The Hat City after Men Stopped Wearing Hats
Rich with local detail, these elegiac poems capture a working-class Polish-American boyhood in the 1960s, and pay tribute to neighborhood characters who are lovingly individuated yet acquire universal resonance from the way the poet brings their ordinary lives to light. The mood of aging and decline is leavened by a sense that love is as real as pain. This book won the 2006 Word Works Washington Prize.
The Glass Violin
This Australian poet truly does see the universe in a grain of sand—as well as in a tram ticket, a Caesarian scar, the names of Australian military operations, a shabby bear in the Soviet zoo, a wren visiting a dead friend's garden, and myriad other small details of modern life that she turns into windows on the human condition, in verses both whimsical and profound.

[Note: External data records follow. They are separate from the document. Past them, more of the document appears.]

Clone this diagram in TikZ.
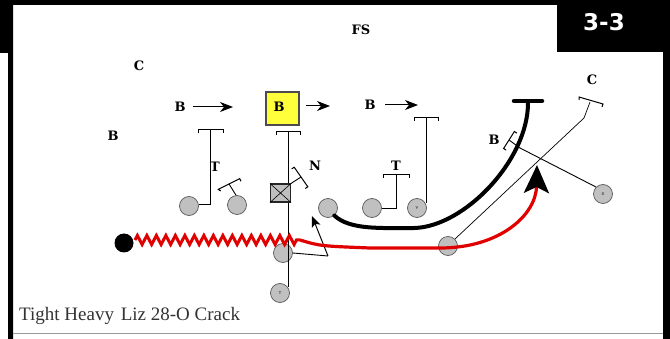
\documentclass[tikz,border=0pt]{standalone}
\usepackage{fontspec}
\setmainfont{Liberation Serif}
\newfontfamily\lblfont{DejaVu Serif}
\newfontfamily\numfont{DejaVu Sans}
\usetikzlibrary{arrows.meta,decorations.pathmorphing}
\definecolor{pgray}{RGB}{192,192,192}
\definecolor{pred}{RGB}{225,0,0}
\definecolor{pyellow}{RGB}{255,255,60}
\begin{document}
\begin{tikzpicture}[x=1pt,y=-1pt,
  player/.style={circle,fill=pgray,draw=black!65,line width=0.7pt,minimum size=19pt,inner sep=0pt,font=\sffamily\fontsize{4}{4}\selectfont},
  lbl/.style={font=\lblfont\bfseries\fontsize{13}{13}\selectfont,inner sep=0pt},
  thin/.style={line width=0.9pt,black},
  motion/.style={line width=1pt,black,-{Stealth[length=11pt,width=9pt,inset=2.5pt]}},
  blockbar/.style={line width=1pt,black},
  barrow/.style={line width=1pt,-{Stealth[length=13pt,width=10pt,inset=4pt]}}
]
\useasboundingbox (0,0) rectangle (670,339);
% frame
\fill[white] (0,0) rectangle (670,339);
\fill[black] (0,0) -- (670,0) -- (670,339) -- (663,339) -- (663,52) -- (557,52) -- (557,5) -- (13,5) -- (13,339) -- (8,339) -- (8,53) -- (0,53) -- cycle;
\draw[black!40,line width=0.8pt] (13,333.5) -- (663,333.5);
\node[font=\numfont\bfseries\fontsize{23}{23}\selectfont,text=white,inner sep=0pt] (num) at (604,22) {3-3};

% defense labels
\node[lbl] (fs) at (361,30) {FS};
\node[lbl] (cl) at (139,66) {C};
\node[lbl] (bl) at (113,136) {B};
\node[lbl] (b1) at (180,107) {B};
\coordinate (b1a) at (193,107);
\coordinate (b1b) at (233,107);
\draw[barrow] (b1a) -- (b1b);
\node[draw=black!70,line width=1.2pt,fill=pyellow,minimum width=33pt,minimum height=33pt,inner sep=0pt] (ybox) at (282.5,108.5) {};
\node[lbl] (b2) at (279,107) {B};
\coordinate (b2a) at (306,106);
\coordinate (b2b) at (330,106);
\draw[barrow] (b2a) -- (b2b);
\node[lbl] (b3) at (370,105) {B};
\coordinate (b3a) at (385,105);
\coordinate (b3b) at (418,105);
\draw[barrow] (b3a) -- (b3b);
\node[lbl] (t1) at (215,167) {T};
\node[lbl] (nl) at (315,166) {N};
\node[lbl] (t2) at (396,166) {T};
\node[lbl] (b4) at (494,140) {B};
\node[lbl] (c2) at (592,80) {C};

% players
\node[player] (p1) at (189,206) {};
\node[player] (p2) at (237,205) {};
\node[player] (p3) at (283,253) {};
\node[player] (p4) at (280,293) {T};
\node[player] (p5) at (328,208) {};
\node[player] (p6) at (372,208) {};
\node[player] (p7) at (417,208) {Y};
\node[player] (p9) at (603,194) {X};
\node[circle,fill=black,minimum size=19pt,inner sep=0pt] (ball) at (124,243) {};

% p1 block
\coordinate (k1) at (210,130);
\coordinate (k1c) at (210,204);
\draw[thin] (p1.east |- k1c) -- (k1c) -- (k1);
\draw[blockbar] (198,133) -- (198,130) -- (223,130) -- (223,133);
% p2 block
\coordinate (k2) at (229,184);
\draw[thin] (p2.north) ++(-1,0) -- (k2);
\draw[blockbar] (220.8,191.0) -- (218.3,189.4) -- (239.7,178.6) -- (241.0,181.3);
% center vertical
\coordinate (k3) at (288,132);
\coordinate (k3b) at (288,287);
\draw[thin] (k3) -- (k3b);
\draw[blockbar] (276,135) -- (276,132) -- (300,132) -- (300,135);
% crossed box
\node[draw=black!85,line width=1.1pt,fill=black!25,minimum width=20pt,minimum height=18pt,inner sep=0pt] (cbox) at (280.5,193) {};
\draw[line width=0.6pt] (cbox.north west) -- (cbox.south east) (cbox.north east) -- (cbox.south west);
% N block
\coordinate (k4) at (301,177);
\draw[thin] (cbox.north east) -- (k4);
\draw[blockbar] (291.7,168.9) -- (294.2,167.2) -- (307.8,186.8) -- (305.3,188.5);
% p6 block
\coordinate (k5) at (396,175);
\coordinate (k5c) at (396,208);
\draw[thin] (p6.east |- k5c) -- (k5c) -- (k5);
\draw[blockbar] (383,178) -- (383,175) -- (409,175) -- (409,178);
% p7 block
\coordinate (k6) at (426,118);
\coordinate (k6c) at (426,203);
\draw[thin] (k6c) -- (k6);
\draw[blockbar] (414,121) -- (414,118) -- (438,118) -- (438,121);

% p3 motion to arrow
\coordinate (m1) at (328,256);
\coordinate (m2) at (312,216);
\draw[thin] (p3.east) -- (m1);
\draw[motion] (m1) -- (m2);

% X block
\coordinate (k7) at (520,148);
\coordinate (k7b) at (509,140);
\draw[thin] (p9.north west) -- (k7) -- (k7b);
\draw[blockbar] (506.1,150.1) -- (503.6,148.5) -- (514.4,131.5) -- (516.9,133.1);

% black thick route
\coordinate (r1) at (415,228);
\coordinate (r2) at (528,103);
\draw[line width=4pt,black,line cap=round] (p5.-50) .. controls (350,230) and (380,228) .. (r1) .. controls (465,226) and (528,160) .. (r2);
\draw[line width=4.5pt,black,line cap=round] (514,101) -- (542,101);

% p8 and its block line
\node[player] (p8) at (448,246) {};
\coordinate (k8) at (584,118);
\coordinate (k8b) at (590,102);
\draw[line width=0.7pt] (p8.north east) -- (k8) -- (k8b);
\draw[blockbar] (579,100) -- (579,97) -- (603,104) -- (602,107);

% red route with zigzag
\coordinate (z1) at (135,240);
\coordinate (z2) at (300,240);
\coordinate (r3) at (370,248);
\coordinate (r4) at (440,248);
\coordinate (r5) at (537,165);
\draw[pred,line width=3pt,decorate,decoration={zigzag,segment length=9.5pt,amplitude=4.5pt}] (z1) -- (z2);
\draw[pred,line width=3.2pt,-{Stealth[length=28pt,width=25pt,inset=6pt,color=black]}] (z2) .. controls (320,246) .. (r3) -- (r4) .. controls (500,248) and (536,215) .. (r5);

% caption
\node[font=\fontsize{19}{19}\selectfont,anchor=west,inner sep=0pt,text=black!80] (cap) at (19,316) {Tight Heavy\hspace{2pt} Liz 28-O Crack};
\end{tikzpicture}
\end{document}
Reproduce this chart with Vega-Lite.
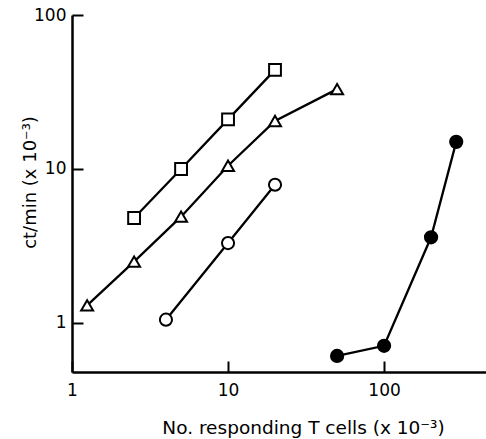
{
  "$schema": "https://vega.github.io/schema/vega-lite/v6.json",
  "autosize": "none",
  "width": 414,
  "height": 357,
  "padding": {"left": 72, "top": 15, "right": 0, "bottom": 67},
  "background": "white",
  "config": {
    "view": {"stroke": null},
    "font": "DejaVu Sans"
  },
  "data": {
    "values": [
      {"series": "square", "x": 2.5, "y": 4.8},
      {"series": "square", "x": 5, "y": 10},
      {"series": "square", "x": 10, "y": 21},
      {"series": "square", "x": 20, "y": 44},
      {"series": "triangle", "x": 1.25, "y": 1.3},
      {"series": "triangle", "x": 2.5, "y": 2.5},
      {"series": "triangle", "x": 5, "y": 4.9},
      {"series": "triangle", "x": 10, "y": 10.5},
      {"series": "triangle", "x": 20, "y": 20.5},
      {"series": "triangle", "x": 50, "y": 33},
      {"series": "open circle", "x": 4, "y": 1.05},
      {"series": "open circle", "x": 10, "y": 3.3},
      {"series": "open circle", "x": 20, "y": 7.9},
      {"series": "filled circle", "x": 50, "y": 0.61},
      {"series": "filled circle", "x": 100, "y": 0.71},
      {"series": "filled circle", "x": 200, "y": 3.6},
      {"series": "filled circle", "x": 290, "y": 15}
    ]
  },
  "encoding": {
    "x": {
      "field": "x", "type": "quantitative",
      "scale": {"type": "log", "domain": [1, 450], "nice": false},
      "axis": {
        "values": [1, 10, 100],
        "format": "~g",
        "title": "No. responding T cells (x 10⁻³)",
        "titleFont": "DejaVu Sans",
        "titleFontSize": 18.5,
        "titleFontWeight": "normal",
        "titleColor": "black",
        "titleBaseline": "middle",
        "titleX": 231,
        "titleY": 55,
        "labelFont": "DejaVu Sans",
        "labelFontSize": 17,
        "labelColor": "black",
        "labelPadding": 21,
        "domainColor": "black",
        "domainWidth": 2.5,
        "tickColor": "black",
        "tickWidth": 2,
        "tickSize": -11,
        "grid": false,
        "labelFlush": false
      }
    },
    "y": {
      "field": "y", "type": "quantitative",
      "scale": {"type": "log", "domain": [0.48, 100], "nice": false},
      "axis": {
        "values": [1, 10, 100],
        "format": "~g",
        "title": "ct/min (x 10⁻³)",
        "titleFont": "DejaVu Sans",
        "titleFontSize": 18,
        "titleFontWeight": "normal",
        "titleColor": "black",
        "titleBaseline": "middle",
        "titleX": -42,
        "titleY": 167,
        "labelFont": "DejaVu Sans",
        "labelFontSize": 17,
        "labelColor": "black",
        "labelPadding": 17,
        "domainColor": "black",
        "domainWidth": 2.5,
        "tickColor": "black",
        "tickWidth": 2,
        "tickSize": -11,
        "grid": false,
        "labelFlush": false
      }
    }
  },
  "layer": [
    {
      "mark": {"type": "line", "color": "black", "strokeWidth": 2.3},
      "encoding": {"detail": {"field": "series"}}
    },
    {
      "mark": {"type": "point", "filled": true, "stroke": "black", "strokeWidth": 2, "opacity": 1},
      "encoding": {
        "shape": {
          "field": "series", "type": "nominal", "legend": null,
          "scale": {"domain": ["square", "triangle", "open circle", "filled circle"], "range": ["square", "triangle-up", "circle", "circle"]}
        },
        "fill": {
          "field": "series", "type": "nominal", "legend": null,
          "scale": {"domain": ["square", "triangle", "open circle", "filled circle"], "range": ["white", "white", "white", "black"]}
        },
        "size": {
          "field": "series", "type": "nominal", "legend": null,
          "scale": {"domain": ["square", "triangle", "open circle", "filled circle"], "range": [140, 150, 140, 190]}
        }
      }
    }
  ]
}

The Feast: Prose Poem Sequences
A modern-day Jonah leads us from the belly of the whale into surreal cityscapes, sinister carnivals, and intersections with the world of Greek myths. Winner of the 2005 William Rockhill Nelson Award for best poetry book by a Missouri writer.
The Divine Salt
The spirit of St. Francis of Assisi presides over these plain-spoken poems, written from the perspective of a mental hospital orderly. Blair's kind and understated voice is a refreshing contrast to the melodramatic tone of much poetry about mental illness.
The Dead Alive and Busy
These carefully structured poems, tinged with classical allusions, honor the sick and dying with the poet's patient vigil and unflinching observation of the body's joys and failures. Winner of the 2001 Kingsley Tufts Award.
The Cow
The Cow is like putting Western Literature through a sausage-making machine. The Cow is about being a girl and also a person. Is it possible? "Alimenting the world perpetuates it. Duh. Plus 'the world' is itself a food." The integrated self equals sanity and civilization (whose machinery creates the slaughterhouse), yet the body is constantly disintegrating, eating and being eaten, being penetrated and giving birth. With manic humor and desperate honesty, Reines finds hope by facing the extremes of embodiment without judgment or disgust. Winner of the 2006 Alberta Prize from FENCE Books.